The dog growls deeply in his mean dog throat and advances slowly.  His teeth are bared, and the two smaller dogs dance around him, growling in angry concert.  I hold the pepper spray out in front of me, pointing it at them, trembling, not moving away, but holding my ground.

“Go home!”

It the split second before I aim the trigger at the dog’s face and squeeze, I remember what my sister said about pepper spray.  When she was training to be a corrections officer for a maximum security prison, part of the training program was that each cadet had to experience what it was like to be sprayed with pepper spray.  She said it was one of the most horrible things she had ever felt.  Her eyes burned all day long and when she returned home from that day’s session, she stood in the shower, letting the warm water run on her face.  She stood, and cried and cried.  I do not really want to do this to this dog.  I know it is his owner’s fault, not his.  But I will.

I spray.  The wind takes the spray far from the dog’s face, but he immediately stops moving toward me.  He bends his head to the street, sniffing what had landed to the side of him.  He looks back up and me, meet my eyes, and stands still.

“Go home.”

He stays where he is, the other two dogs lose interest and return to their yard, and I slowly begin to walk away.  I keep my face to the dog, taking one small step at a time, still aiming the can at him.  He remains in the road, watching every step I take.  I edge around the bend, crane my neck to see if he is following me, then take off.

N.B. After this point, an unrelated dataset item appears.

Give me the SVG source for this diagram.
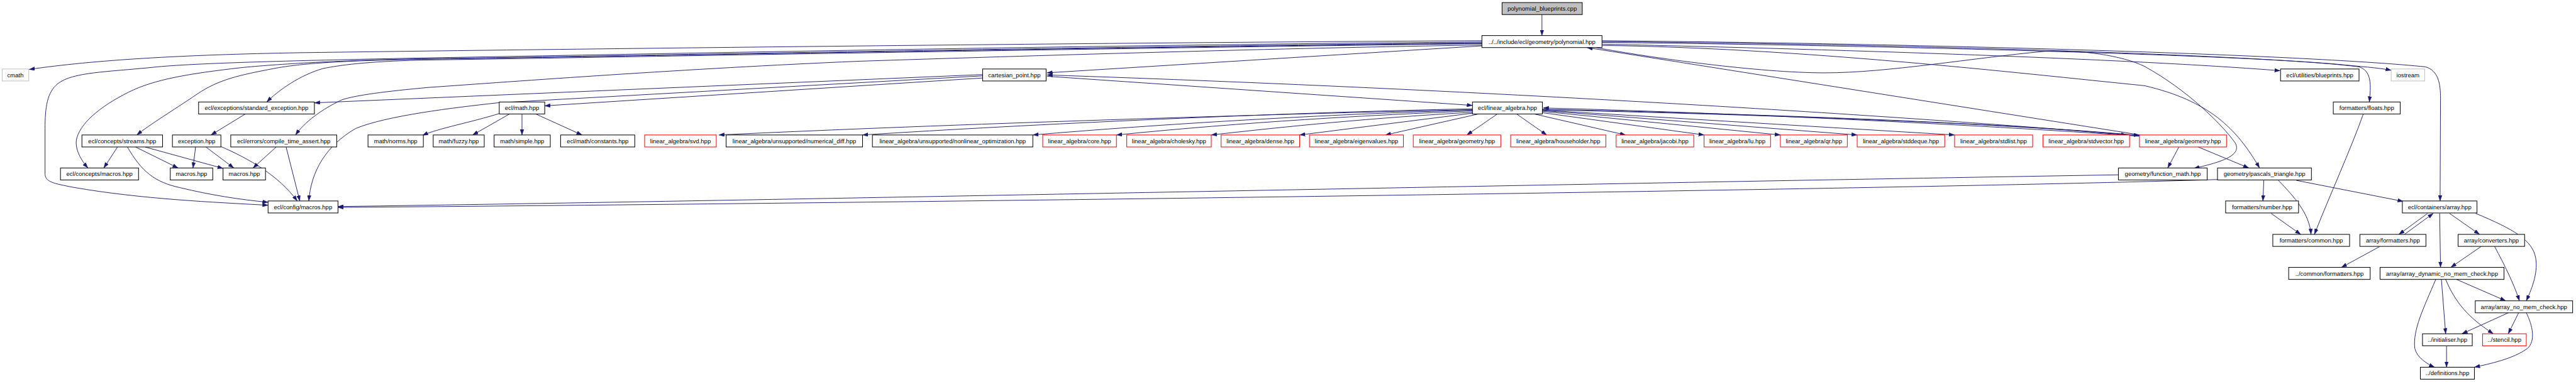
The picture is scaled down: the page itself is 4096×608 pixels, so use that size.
<svg xmlns="http://www.w3.org/2000/svg" width="4096" height="608" viewBox="0 0 4096 608">
<style>
.node rect{fill:#fff;stroke:#000;stroke-width:1.5}
.node.red rect{stroke:#ff0000}
.node.gray rect{stroke:#bfbfbf}
.node.root rect{fill:#bfbfbf}
.node text{font-family:"Liberation Sans",Arial,sans-serif;font-size:14px;text-anchor:middle;fill:#000}
#edges path{fill:none;stroke:#191970;stroke-width:1.4;marker-end:url(#arr)}
</style>
<defs>
<marker id="arr" viewBox="0 0 13 9" refX="13" refY="4.5" markerWidth="13" markerHeight="9" markerUnits="userSpaceOnUse" orient="auto">
<path d="M0,0 L13,4.5 L0,9 z" fill="#191970" stroke="#191970" stroke-width="0.5"/>
</marker>
</defs>
<rect width="4096" height="608" fill="#fff"/>
<g transform="scale(0.682)">
<g id="edges">
<path d="M3595,34 L3595,83"/>
<path d="M3455,95 C2600,99 1200,116 700,123 C420,128 220,140 68,162"/>
<path d="M3455,98 C2600,104 1300,130 1000,135 C700,141 450,147 357,157 C250,168 170,168 135,195 C110,215 105,250 105,300 L105,405 C105,425 125,428 170,437 C330,465 500,472 625,479"/>
<path d="M3455,100 C2600,108 1300,133 1000,137 C800,140 640,150 561,158 C440,172 360,185 300,215 C230,250 185,290 178,327 C175,350 190,375 205,392"/>
<path d="M3455,101 C2600,110 1300,134 1000,138 C800,141 700,148 638,160 C560,175 510,185 459,220 C400,260 350,290 319,315"/>
<path d="M3455,102 C2600,112 1300,136 1000,140 C880,142 800,150 753,160 C700,175 650,210 622,238"/>
<path d="M3455,105 C3000,112 2400,130 2000,143 C1600,160 1200,190 1000,204 C900,213 830,222 797,233 C750,255 710,285 689,315"/>
<path d="M3455,107 L2441,170"/>
<path d="M2441,178 L3433,246"/>
<path d="M2291,174 L733,240"/>
<path d="M2291,177 L1160,240 C1060,251 900,270 829,300 C760,340 725,400 720,469"/>
<path d="M2291,182 L1270,247"/>
<path d="M1164,265 C1100,285 1020,300 985,316"/>
<path d="M1188,266 L1102,315"/>
<path d="M1217,266 L1217,315"/>
<path d="M1249,266 L1357,315"/>
<path d="M572,266 L492,315"/>
<path d="M274,343 L242,392"/>
<path d="M316,343 L415,392"/>
<path d="M338,343 L520,393"/>
<path d="M297,343 C330,400 360,425 420,438 C490,455 560,466 625,472"/>
<path d="M456,343 L450,392"/>
<path d="M480,343 L545,392"/>
<path d="M515,342 C580,370 650,410 693,469"/>
<path d="M644,343 L590,392"/>
<path d="M667,343 L699,469"/>
<path d="M3433,256 C3000,265 2200,290 1676,315"/>
<path d="M3433,254 C3000,262 2400,290 2011,315"/>
<path d="M3433,257 C3100,266 2700,290 2408,315"/>
<path d="M3433,259 C3200,268 2900,285 2603,315"/>
<path d="M3433,262 C3200,275 3000,295 2824,315"/>
<path d="M3434,264 L3030,315"/>
<path d="M3447,266 L3230,315"/>
<path d="M3491,266 L3420,315"/>
<path d="M3536,266 L3606,315"/>
<path d="M3577,266 L3790,315"/>
<path d="M3596,263 L3973,315"/>
<path d="M3596,260 L4151,315"/>
<path d="M3596,258 L4330,315"/>
<path d="M3596,257 L4557,315"/>
<path d="M3596,256 C4200,270 4700,290 4958,315"/>
<path d="M3596,255 C4200,268 4700,290 4988,316"/>
<path d="M4988,318 C4600,290 4000,262 3598,252"/>
<path d="M4988,317 C4500,275 3500,210 2441,175"/>
<path d="M4990,315 L3700,111"/>
<path d="M5080,343 L5054,392"/>
<path d="M5125,343 L5243,392"/>
<path d="M3721,111 C3850,135 4100,170 4255,170 C4400,170 4600,135 4765,120 C4850,115 4950,130 5000,155 C5100,210 5180,290 5211,333 C5230,365 5170,380 5115,393"/>
<path d="M3735,106 C4200,112 4700,170 5000,200 C5150,235 5215,300 5268,392"/>
<path d="M3735,103 C4400,118 5000,140 5316,165"/>
<path d="M3735,99 C4400,106 5200,128 5450,150 C5500,155 5545,158 5575,164"/>
<path d="M3735,97 C4500,104 5300,130 5500,156 C5530,165 5528,200 5524,238"/>
<path d="M3735,95 C4600,103 5400,130 5655,156 C5685,165 5690,195 5690,230 L5689,469"/>
<path d="M4939,408 C3600,430 1800,468 788,482"/>
<path d="M5170,419 C4400,443 2000,475 788,484"/>
<path d="M5510,266 C5480,350 5430,460 5396,547"/>
<path d="M5278,421 L5276,469"/>
<path d="M5312,421 C5350,460 5385,500 5388,547"/>
<path d="M5354,421 L5603,470"/>
<path d="M5295,498 L5364,547"/>
<path d="M5660,498 L5593,547"/>
<path d="M5606,547 L5673,498"/>
<path d="M5711,498 L5781,547"/>
<path d="M5688,498 L5690,624"/>
<path d="M5772,498 C5860,535 5905,560 5912,603 C5918,640 5900,680 5890,702"/>
<path d="M5549,575 L5459,624"/>
<path d="M5785,575 L5714,624"/>
<path d="M5816,575 C5840,620 5860,660 5874,702"/>
<path d="M5727,652 L5842,702"/>
<path d="M5692,652 L5702,779"/>
<path d="M5702,652 C5730,720 5770,750 5813,779"/>
<path d="M5679,652 C5650,720 5625,770 5630,813 C5635,835 5660,850 5676,857"/>
<path d="M5848,730 L5740,779"/>
<path d="M5872,730 L5848,779"/>
<path d="M5890,730 C5905,760 5912,795 5893,813 C5860,838 5800,850 5769,857"/>
<path d="M5704,807 L5704,857"/>
</g>
<g id="nodes">
<g id="n_root" class="node root"><rect x="3502" y="6" width="187" height="28"/><text x="3595.5" y="25">polynomial_blueprints.cpp</text></g>
<g id="n_poly" class="node"><rect x="3455" y="83" width="280" height="28"/><text x="3595" y="102">../../include/ecl/geometry/polynomial.hpp</text></g>
<g id="n_cmath" class="node gray"><rect x="5" y="161" width="62" height="28"/><text x="36" y="180">cmath</text></g>
<g id="n_cart" class="node"><rect x="2291" y="161" width="148" height="28"/><text x="2365" y="180">cartesian_point.hpp</text></g>
<g id="n_blue" class="node"><rect x="5317" y="161" width="183" height="28"/><text x="5408.5" y="180">ecl/utilities/blueprints.hpp</text></g>
<g id="n_ios" class="node gray"><rect x="5575" y="161" width="78" height="28"/><text x="5614" y="180">iostream</text></g>
<g id="n_stdexc" class="node"><rect x="463" y="238" width="270" height="28"/><text x="598" y="257">ecl/exceptions/standard_exception.hpp</text></g>
<g id="n_math" class="node"><rect x="1164" y="238" width="106" height="28"/><text x="1217" y="257">ecl/math.hpp</text></g>
<g id="n_la" class="node"><rect x="3433" y="238" width="163" height="28"/><text x="3514.5" y="257">ecl/linear_algebra.hpp</text></g>
<g id="n_floats" class="node"><rect x="5440" y="238" width="156" height="28"/><text x="5518" y="257">formatters/floats.hpp</text></g>
<g id="n_streams" class="node"><rect x="191" y="315" width="188" height="28"/><text x="285" y="334">ecl/concepts/streams.hpp</text></g>
<g id="n_exc" class="node"><rect x="402" y="315" width="113" height="28"/><text x="458.5" y="334">exception.hpp</text></g>
<g id="n_cta" class="node"><rect x="538" y="315" width="247" height="28"/><text x="661.5" y="334">ecl/errors/compile_time_assert.hpp</text></g>
<g id="n_norms" class="node"><rect x="858" y="315" width="129" height="28"/><text x="922.5" y="334">math/norms.hpp</text></g>
<g id="n_fuzzy" class="node"><rect x="1010" y="315" width="119" height="28"/><text x="1069.5" y="334">math/fuzzy.hpp</text></g>
<g id="n_simple" class="node"><rect x="1152" y="315" width="131" height="28"/><text x="1217.5" y="334">math/simple.hpp</text></g>
<g id="n_const" class="node"><rect x="1307" y="315" width="173" height="28"/><text x="1393.5" y="334">ecl/math/constants.hpp</text></g>
<g id="n_svd" class="node red"><rect x="1503" y="315" width="167" height="28"/><text x="1586.5" y="334">linear_algebra/svd.hpp</text></g>
<g id="n_numdiff" class="node"><rect x="1693" y="315" width="318" height="28"/><text x="1852" y="334">linear_algebra/unsupported/numerical_diff.hpp</text></g>
<g id="n_nonlin" class="node"><rect x="2034" y="315" width="374" height="28"/><text x="2221" y="334">linear_algebra/unsupported/nonlinear_optimization.hpp</text></g>
<g id="n_core" class="node red"><rect x="2431" y="315" width="172" height="28"/><text x="2517" y="334">linear_algebra/core.hpp</text></g>
<g id="n_chol" class="node red"><rect x="2627" y="315" width="197" height="28"/><text x="2725.5" y="334">linear_algebra/cholesky.hpp</text></g>
<g id="n_dense" class="node red"><rect x="2847" y="315" width="183" height="28"/><text x="2938.5" y="334">linear_algebra/dense.hpp</text></g>
<g id="n_eig" class="node red"><rect x="3053" y="315" width="219" height="28"/><text x="3162.5" y="334">linear_algebra/eigenvalues.hpp</text></g>
<g id="n_geo" class="node red"><rect x="3295" y="315" width="204" height="28"/><text x="3397" y="334">linear_algebra/geometry.hpp</text></g>
<g id="n_house" class="node red"><rect x="3522" y="315" width="222" height="28"/><text x="3633" y="334">linear_algebra/householder.hpp</text></g>
<g id="n_jac" class="node red"><rect x="3768" y="315" width="181" height="28"/><text x="3858.5" y="334">linear_algebra/jacobi.hpp</text></g>
<g id="n_lu" class="node red"><rect x="3973" y="315" width="155" height="28"/><text x="4050.5" y="334">linear_algebra/lu.hpp</text></g>
<g id="n_qr" class="node red"><rect x="4151" y="315" width="156" height="28"/><text x="4229" y="334">linear_algebra/qr.hpp</text></g>
<g id="n_deque" class="node red"><rect x="4330" y="315" width="204" height="28"/><text x="4432" y="334">linear_algebra/stddeque.hpp</text></g>
<g id="n_list" class="node red"><rect x="4557" y="315" width="182" height="28"/><text x="4648" y="334">linear_algebra/stdlist.hpp</text></g>
<g id="n_vec" class="node red"><rect x="4763" y="315" width="202" height="28"/><text x="4864" y="334">linear_algebra/stdvector.hpp</text></g>
<g id="n_geo2" class="node red"><rect x="4988" y="315" width="203" height="28"/><text x="5089.5" y="334">linear_algebra/geometry.hpp</text></g>
<g id="n_cmacros" class="node"><rect x="141" y="392" width="182" height="28"/><text x="232" y="411">ecl/concepts/macros.hpp</text></g>
<g id="n_mac1" class="node"><rect x="397" y="392" width="99" height="28"/><text x="446.5" y="411">macros.hpp</text></g>
<g id="n_mac2" class="node"><rect x="520" y="392" width="99" height="28"/><text x="569.5" y="411">macros.hpp</text></g>
<g id="n_fmath" class="node"><rect x="4939" y="392" width="207" height="28"/><text x="5042.5" y="411">geometry/function_math.hpp</text></g>
<g id="n_pascal" class="node"><rect x="5170" y="392" width="219" height="28"/><text x="5279.5" y="411">geometry/pascals_triangle.hpp</text></g>
<g id="n_config" class="node"><rect x="625" y="469" width="163" height="28"/><text x="706.5" y="488">ecl/config/macros.hpp</text></g>
<g id="n_number" class="node"><rect x="5189" y="469" width="170" height="28"/><text x="5274" y="488">formatters/number.hpp</text></g>
<g id="n_array" class="node"><rect x="5601" y="469" width="174" height="28"/><text x="5688" y="488">ecl/containers/array.hpp</text></g>
<g id="n_common" class="node"><rect x="5299" y="547" width="179" height="28"/><text x="5388.5" y="566">formatters/common.hpp</text></g>
<g id="n_afmt" class="node"><rect x="5502" y="547" width="154" height="28"/><text x="5579" y="566">array/formatters.hpp</text></g>
<g id="n_conv" class="node"><rect x="5731" y="547" width="155" height="28"/><text x="5808.5" y="566">array/converters.hpp</text></g>
<g id="n_cfmt" class="node"><rect x="5336" y="624" width="190" height="28"/><text x="5431" y="643">../common/formatters.hpp</text></g>
<g id="n_dyn" class="node"><rect x="5549" y="624" width="289" height="28"/><text x="5693.5" y="643">array/array_dynamic_no_mem_check.hpp</text></g>
<g id="n_nmc" class="node"><rect x="5771" y="702" width="227" height="28"/><text x="5884.5" y="721">array/array_no_mem_check.hpp</text></g>
<g id="n_init" class="node"><rect x="5648" y="779" width="116" height="28"/><text x="5706" y="798">../initialiser.hpp</text></g>
<g id="n_stencil" class="node red"><rect x="5788" y="779" width="102" height="28"/><text x="5839" y="798">../stencil.hpp</text></g>
<g id="n_defs" class="node"><rect x="5643" y="857" width="126" height="28"/><text x="5706" y="876">../definitions.hpp</text></g>
</g>
</g>
</svg>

In the past, whenever I have had an incident with a dog, the adrenaline rush has taken me beyond my distance expectations for the run.  This time, I can hardly move.  I force myself along, pushing, pushing, but an old, unwanted feeling from my childhood rears up inside me and I cannot let it go.  I feel bullied by the dog, and that is a familiar feeling that I usually keep shoved way down in the deepest pocket of my self.  Old memories of being teased and taunted throughout most of my childhood come rushing back, and suddenly I am not wiping away wind-tears, but real ones.

Being bullied was what marked my youth like an angry broad stroke of a black, wide-tipped felt pen.  It colored my sense of who I am today, and made me fiercely protective of each of my children’s sense of self.  I spent most of my growing up years wondering what was wrong with me, wondering what kept me from being good enough to have a friend, or at the very least, to be left alone.  I wondered what I did or how I was that made other kids make fun of me—my clothes, my hair, my shoes, my walk. Things I didn’t know about but apparently should have,  like making out, the scoop on sex, all those words I never heard at home and no one at school would tell me what they meant.  And I did everything wrong— a weak-armed lefty throwing a softball short of the pitcher, doing too well on tests and thinking it was good to be smart, being nice to my teachers when I should have been tilting back in my chair and passing notes.   I couldn’t figure out how to be regular.   I reinvented myself a million times just to hide that little girl whose heart had to curl up in a corner and cower to protect herself from what turned out to be just ordinary, mean kids, who grew up to be ordinary, mean adults.

I think and think about fourth grade, my worst year, and struggle home.  I stagger in the front door, rip off my scarf and vest and grab the phone book.  The dog officer returns my call by the time my face has melted and I can actually talk again.  I catch my breath and stand up from my corner when she reminds me it’s normal to be afraid of an advancing, growling, loose dog.  We have a leash law! she says.  She promises to contact the dog’s owner and tell him to keep his dog restrained.

I stomp the old bullies back down into their pocket and log my miles for the day: 5.2— or 10.4, or 52, depending on how seriously I want to take the writers of Runner’s World Magazine and my own interpretation of winter training.